ADOTAS EXCLUSIVE — There is never a dull day in the world of search marketing. Wall Street analysts just cut Google’s estimates for the 4th quarter. Last week, Google and Yahoo abandoned their plans for an online ad deal that would have allowed Yahoo to place ads on Google’s Web sites. This comes on the heels of inconsistent earnings reports where Google’s third-quarter beat expectations, while Yahoo’s profit for the same quarter dived 64 percent.

In light of all this uncertainty, what can we expect for the paid search marketing industry in the year to come?

If history serves as a guide, there’s a strong chance spending on search marketing will continue to thrive throughout a recession. Why? Because in a downturn, companies can’t afford not to spend on search. While other less measurable forms of advertising (TV, print, display) are being questioned and facing cuts, search is surviving because it’s linked more directly to revenue. For marketing programs not to face the guillotine in this economy, they must produce results. Search is extremely measurable, enabling advertisers to easily tie revenue and ROI back to the ad level. Such revenue accountability is crucial for advertisers in a down economy, when every penny counts.

In fact, the paid search industry was born (out of necessity) during the last economic downturn; Google rose to fortune from the ashes of the dot-com bust. Advertisers could no longer justify spending large sums on banner ads of dubious ROI and they needed a results-driven, revenue-generating marketing method. Search was the answer. In 2000, paid search accounted for 1.3 percent of online advertising spending, and by 2003 it accounted for 35 percent. During the lean years between 2000 and 2003, paid search advertising delivered the right value proposition to marketers who were expected to do more with less. Today, budgets in this area account for 43 percent of overall online ad spending, and are expected to maintain dominance in the years to come.

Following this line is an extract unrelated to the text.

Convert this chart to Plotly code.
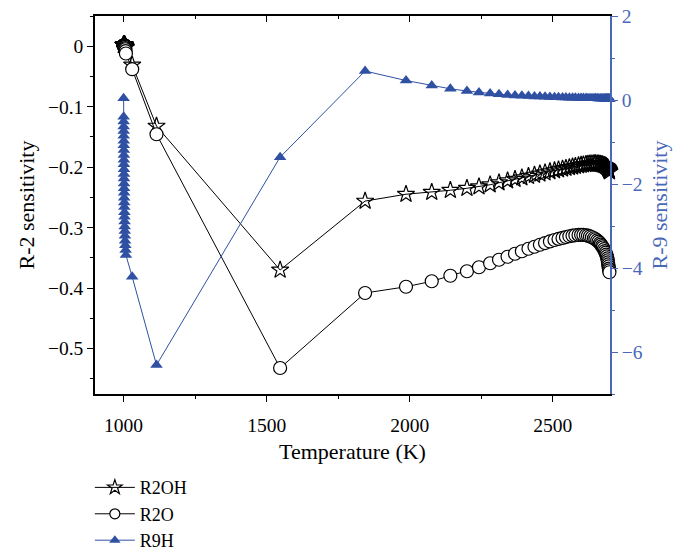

During this slowdown, now more than ever, marketers need to use online advertising methods that deliver real results, boosting revenues in a time when it matters most. Despite a softening economy and turmoil in some other ad media, U.S. spending on paid search advertising should grow solidly in 2009. In fact, eMarketer predicts that as U.S. advertisers continue to shift their budgets from traditional media to more cost-effective, measurable Internet advertising, paid search spending will not only rise in fiscal 2009, but double between 2009 and 2013 to reach nearly $24 billion.

According to an October research report from Marin Software and JupiterResearch, large advertisers would be spending more on paid search if they could: they are lacking the tools and technology to scale their campaigns. The report found that 92 percent of large search marketers spending more than $50,000 monthly on paid search advertising would increase their pay-per-click (PPC) spend on SEM programs an average of 22 percent if major technology and campaign management impediments were resolved. These impediments include insufficient personnel to manage programs, fear of risking ROI performance, inability to meet financial targets as costs per keyword rise, difficulty proving campaign effectiveness to management, and lack of available tools to handle large-scale needs.

The fortunes of Google and Yahoo may be at an uncertain juncture, just like every other company in today’s tough economic times, but all indicators seem to suggest that marketers will to continue to spend strongly on paid search advertising in the year to come. However, if a slowdown in consumer spending does occur, search marketers will need to elevate their game in order to continue to meet, if not beat, their ROI targets. That means using the best tools available to improve the financial performance of their campaigns and to operate their campaigns as efficiently as possible. That’s the best way for search marketers to hedge themselves against an uncertain future.